The Southern Review’s Summer 2015 Issue Now Available

BATON ROUGE, LA—Listening to brass bands on a sweltering street corner. Visitors drifting into dreams aloft air mattresses filled with the breath of love. Instructions on how to build a home from scratch—and how to dismantle one that no longer serves its purpose. Swimming lessons, kayaking groups, and water, water everywhere. Seen through a certain lens, much of the content of The Southern Review’s summer 2015 issue swirls around New Orleans and the tragedy that happened there ten Augusts ago. This conversation culminates with a special essay feature, “Writing Katrina: Ten Years After,” in which three Louisiana writers—poet Alison Pelegrin, filmmaker Zack Godshall, and playwright John Biguenet—reflect on how the storm affected their work, what they created from the disaster, and a conversation about how their creative processes, and the arts community on a whole, can recover from such a tremendous tragedy.

The issue also features an impressive assortment of poetry from some of the nation’s luminaries, including Pulitzer Prize–winning poet Stephen Dunn. Emerging poets such as Jim Whiteside make their journal debut alongside longtime The Southern Review contributors Bob Hicok, Wendy Barker, and Thomas Reiter. The prose includes music essays on buying the perfect amplifier and Woody Guthrie, as well as a story by National Book Award finalist Bonnie Jo Campbell, from her much-anticipated forthcoming collection, Mothers, Tell Your Daughters, and a story by novelist Karl Taro Greenfeld. Lara Prescott’s story, “Swimming Lessons,” about illegal immigration and a father’s love, marks the author’s first fiction in print.
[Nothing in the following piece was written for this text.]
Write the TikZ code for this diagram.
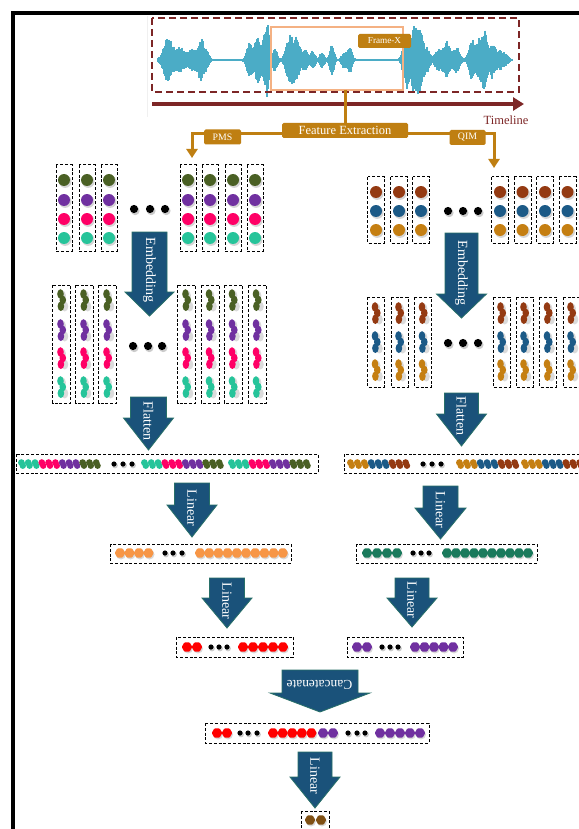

The paintings of George Johanson, a Portland, Oregon–based artist, bring color and community to the pages of the summer issue. This octogenarian’s impressionistic beachscapes feature kayakers, sunbathers, and swimming classes in vivid jewel tones. “Color and light,” he writes in his artist’s statement, “are for me components of the same phenomenon.”

The summer issue is now available for purchase online at http://thesouthernreview.org. There you can also explore a digital gallery of Johanson’s paintings, audio recordings of writers reading their pieces, and an archive of past issues. The Southern Review is also available in bookstores.

From the campus of Louisiana State University, The Southern Review publishes distinct literary voices from around the world that both evoke the innovation of its founders, Robert Penn Warren and Cleanth Brooks, and respond to the diversity of its contemporary readership. The journal, now celebrating its eightieth anniversary, has also featured a broad range of visual artists from across the South and around the globe. With each new issue The Southern Review strives to discover and promote engaging, relevant, and challenging literature—including fiction, nonfiction, and poetry—and to feature a wide range of the very best established writers alongside rising literary stars.